### Data rows

* * * * * * *

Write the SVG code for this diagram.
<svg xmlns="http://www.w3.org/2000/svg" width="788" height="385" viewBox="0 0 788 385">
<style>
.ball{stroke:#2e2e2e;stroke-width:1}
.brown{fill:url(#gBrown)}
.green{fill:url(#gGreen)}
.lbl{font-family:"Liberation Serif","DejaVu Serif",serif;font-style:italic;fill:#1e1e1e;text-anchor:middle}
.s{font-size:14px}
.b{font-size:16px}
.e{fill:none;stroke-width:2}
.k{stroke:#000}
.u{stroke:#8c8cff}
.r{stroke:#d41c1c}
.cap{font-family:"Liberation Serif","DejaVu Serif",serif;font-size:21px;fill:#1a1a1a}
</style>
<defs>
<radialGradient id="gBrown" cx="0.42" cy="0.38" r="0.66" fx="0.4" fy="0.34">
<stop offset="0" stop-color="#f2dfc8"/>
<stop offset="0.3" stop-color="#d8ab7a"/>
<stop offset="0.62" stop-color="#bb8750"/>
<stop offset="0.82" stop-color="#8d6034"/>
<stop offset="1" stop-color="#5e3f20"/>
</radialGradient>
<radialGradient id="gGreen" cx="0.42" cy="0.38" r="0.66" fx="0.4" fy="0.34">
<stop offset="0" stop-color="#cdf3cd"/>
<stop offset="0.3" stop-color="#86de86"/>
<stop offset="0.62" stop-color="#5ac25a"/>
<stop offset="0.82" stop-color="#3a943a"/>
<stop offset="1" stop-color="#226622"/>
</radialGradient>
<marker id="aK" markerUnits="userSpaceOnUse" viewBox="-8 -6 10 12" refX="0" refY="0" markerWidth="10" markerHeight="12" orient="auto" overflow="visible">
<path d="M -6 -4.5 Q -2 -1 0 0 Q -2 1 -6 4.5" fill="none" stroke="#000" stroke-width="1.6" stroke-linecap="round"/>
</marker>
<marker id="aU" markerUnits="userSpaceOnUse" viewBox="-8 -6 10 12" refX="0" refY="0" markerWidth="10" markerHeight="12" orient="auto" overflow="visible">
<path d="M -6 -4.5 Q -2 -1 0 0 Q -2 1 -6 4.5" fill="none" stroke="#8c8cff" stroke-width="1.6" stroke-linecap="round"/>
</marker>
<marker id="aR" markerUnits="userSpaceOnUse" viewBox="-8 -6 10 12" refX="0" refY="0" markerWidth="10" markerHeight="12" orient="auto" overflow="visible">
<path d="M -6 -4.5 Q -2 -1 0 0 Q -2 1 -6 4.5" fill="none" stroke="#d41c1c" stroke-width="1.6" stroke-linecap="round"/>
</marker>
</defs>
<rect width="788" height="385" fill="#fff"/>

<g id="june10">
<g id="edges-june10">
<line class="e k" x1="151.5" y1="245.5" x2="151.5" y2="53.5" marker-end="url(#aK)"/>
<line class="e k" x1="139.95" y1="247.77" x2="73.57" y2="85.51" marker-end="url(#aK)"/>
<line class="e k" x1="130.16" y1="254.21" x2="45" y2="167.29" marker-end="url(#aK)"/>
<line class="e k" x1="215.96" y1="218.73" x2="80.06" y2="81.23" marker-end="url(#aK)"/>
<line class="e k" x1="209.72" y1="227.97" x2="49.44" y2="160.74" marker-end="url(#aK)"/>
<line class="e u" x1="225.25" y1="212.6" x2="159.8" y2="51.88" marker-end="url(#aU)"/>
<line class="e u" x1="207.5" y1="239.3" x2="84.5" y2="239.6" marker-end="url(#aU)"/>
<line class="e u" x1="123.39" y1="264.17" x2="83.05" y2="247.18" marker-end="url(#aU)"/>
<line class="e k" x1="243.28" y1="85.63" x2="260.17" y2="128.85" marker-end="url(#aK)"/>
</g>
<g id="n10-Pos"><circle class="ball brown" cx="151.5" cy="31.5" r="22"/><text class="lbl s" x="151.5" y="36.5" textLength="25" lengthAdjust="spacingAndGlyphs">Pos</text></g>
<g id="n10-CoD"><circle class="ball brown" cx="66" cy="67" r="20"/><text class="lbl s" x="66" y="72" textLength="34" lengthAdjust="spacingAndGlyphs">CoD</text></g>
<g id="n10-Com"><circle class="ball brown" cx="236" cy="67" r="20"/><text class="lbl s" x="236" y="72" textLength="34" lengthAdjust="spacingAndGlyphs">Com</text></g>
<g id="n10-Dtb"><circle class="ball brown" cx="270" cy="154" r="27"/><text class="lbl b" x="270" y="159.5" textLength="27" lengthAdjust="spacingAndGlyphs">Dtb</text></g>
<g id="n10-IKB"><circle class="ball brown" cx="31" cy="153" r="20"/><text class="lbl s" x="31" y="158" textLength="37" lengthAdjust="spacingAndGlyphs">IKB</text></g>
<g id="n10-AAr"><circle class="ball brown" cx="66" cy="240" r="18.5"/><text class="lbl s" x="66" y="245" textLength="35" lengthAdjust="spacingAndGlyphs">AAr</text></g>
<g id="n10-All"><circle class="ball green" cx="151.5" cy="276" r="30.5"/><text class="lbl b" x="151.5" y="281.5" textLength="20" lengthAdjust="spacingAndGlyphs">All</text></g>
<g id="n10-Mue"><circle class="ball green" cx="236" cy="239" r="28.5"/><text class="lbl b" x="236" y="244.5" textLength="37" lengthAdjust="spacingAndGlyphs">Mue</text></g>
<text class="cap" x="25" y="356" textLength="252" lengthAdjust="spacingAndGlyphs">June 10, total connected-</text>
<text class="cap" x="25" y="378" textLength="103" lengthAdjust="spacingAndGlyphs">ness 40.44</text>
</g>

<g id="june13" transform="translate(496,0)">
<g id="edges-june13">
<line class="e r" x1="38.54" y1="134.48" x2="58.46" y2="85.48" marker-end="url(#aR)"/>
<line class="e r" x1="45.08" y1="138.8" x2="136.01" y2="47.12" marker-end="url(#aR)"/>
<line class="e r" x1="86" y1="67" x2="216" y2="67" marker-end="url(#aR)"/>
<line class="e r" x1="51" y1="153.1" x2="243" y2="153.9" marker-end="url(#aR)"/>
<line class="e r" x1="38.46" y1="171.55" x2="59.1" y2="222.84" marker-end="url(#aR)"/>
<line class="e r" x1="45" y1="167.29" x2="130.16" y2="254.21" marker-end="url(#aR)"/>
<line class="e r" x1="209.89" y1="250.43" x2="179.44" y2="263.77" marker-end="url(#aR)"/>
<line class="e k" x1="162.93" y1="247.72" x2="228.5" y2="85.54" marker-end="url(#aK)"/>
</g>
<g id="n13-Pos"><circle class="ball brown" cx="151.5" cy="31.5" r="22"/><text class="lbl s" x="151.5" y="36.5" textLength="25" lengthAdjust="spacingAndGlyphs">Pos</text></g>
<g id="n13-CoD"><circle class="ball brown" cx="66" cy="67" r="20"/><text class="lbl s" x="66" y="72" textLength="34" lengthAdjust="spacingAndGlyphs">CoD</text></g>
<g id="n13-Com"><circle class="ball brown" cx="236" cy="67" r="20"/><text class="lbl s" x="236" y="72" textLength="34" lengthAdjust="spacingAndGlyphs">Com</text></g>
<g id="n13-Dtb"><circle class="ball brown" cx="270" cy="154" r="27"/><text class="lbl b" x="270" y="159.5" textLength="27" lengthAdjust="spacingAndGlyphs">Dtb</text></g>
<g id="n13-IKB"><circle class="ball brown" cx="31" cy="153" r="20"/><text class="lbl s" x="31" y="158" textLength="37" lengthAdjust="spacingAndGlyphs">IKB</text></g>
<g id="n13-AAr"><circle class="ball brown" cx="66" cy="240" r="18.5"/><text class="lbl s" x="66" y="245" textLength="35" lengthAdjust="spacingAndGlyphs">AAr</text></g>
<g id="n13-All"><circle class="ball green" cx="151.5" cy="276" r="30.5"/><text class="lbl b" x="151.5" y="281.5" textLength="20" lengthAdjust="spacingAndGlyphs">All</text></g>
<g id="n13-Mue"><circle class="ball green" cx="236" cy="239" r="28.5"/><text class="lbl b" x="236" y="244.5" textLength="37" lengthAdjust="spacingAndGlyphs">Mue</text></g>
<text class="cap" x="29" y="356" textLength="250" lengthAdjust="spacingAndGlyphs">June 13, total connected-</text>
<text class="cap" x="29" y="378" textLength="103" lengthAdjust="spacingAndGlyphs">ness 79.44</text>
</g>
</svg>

* * * * * * *

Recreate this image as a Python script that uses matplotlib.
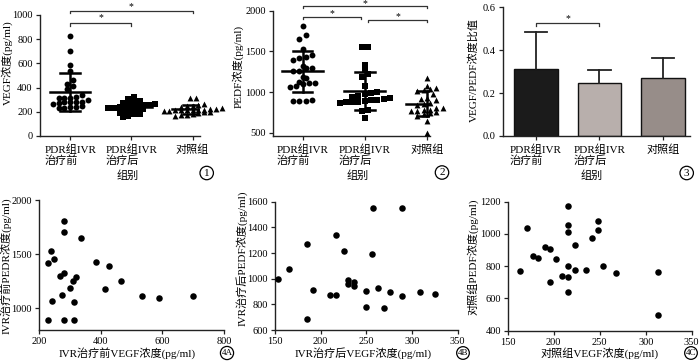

* * * * * * *

### Instruction
Give only the number of lines that include the word "this".

### Finished exercise
2